Le président donne aussi des conseils.
Oui. Il a fustigé ces pratiques des journalistes qui, parfois jusqu'à l'obsession, cherchent à comprendre le contexte plus que le texte. Ce qui aboutirait, dit-il, à privilégier les propos d'antichambres, le détail au détriment de l'essentiel, à favoriser les propos tenus en off plutôt que les déclarations officielles. Mais disant cela, il montre une vision très autoritaire et peu libérale du métier. Il réinvente la Pravda. Privés de confidences, les journalistes deviendraient de simples communicants, passeurs de plats de son quinquennat. Ce qui révèle, pour le moins, une grande méfiance. "Savoir si je prépare mes vœux de nuit, de jour, assis ou debout, ça n'a aucun intérêt", moque-t-il. Objection votre honneur : même si l'intérêt est relatif, cela fait partie de la transparence, de la liberté du journalisme. Et le détail en dit quelquefois beaucoup plus qu'un commentaire autorisé !
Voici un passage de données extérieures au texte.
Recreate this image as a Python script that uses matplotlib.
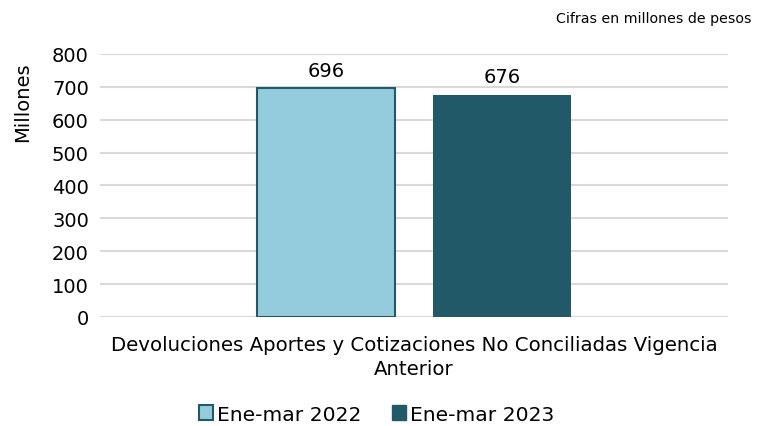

Autre proposition : Emmanuel Macron règle ses comptes avec les Fake News.
Emmanuel Macron n'oublie rien, et surtout pas qu'avant le 1er tour de l'élection présidentielle, une de ces Fake News, c'est à dire ces fausses nouvelles, lui avait prêté un compte en banque aux Bahamas. Information reprise par les réseaux sociaux. Il avait alors demandé au CSA de veiller à ces attaques pirates qui risquaient de polluer la fin de sa campagne. Étaient dans son collimateur RT France et Sputnik France, des médias russes francophones financés par le Kremlin. D'ailleurs à peine installé à l'Elysée, recevant Vladimir Poutine à Versailles, Emmanuel Macron avait vertement répondu à la responsable russe de RT France qui l'interrogeait pour lui rappeler qu'elle avait fait partie de ces organes d'influence qui, à plusieurs reprises, avaient produit des contre vérités sur "ma campagne et ma personne", avait-il dit. A ses côtés, Vladimir Poutine était demeuré impassible, le regard fixe, vide presque, comme si cet échange ne le concernait pas. Mais enfin, ce qui devait être dit a été dit.
C'est dans ce contexte qu'il faut situer la volonté présidentielle d'un nouveau dispositif juridique pour protéger la vie démocratique des fausses nouvelles.
Ce serait une nouvelle loi qui ne s'appliquerait qu'en période électorale, a-t-il précisé. Qui exigera la transparence des contenus diffusés sur le web.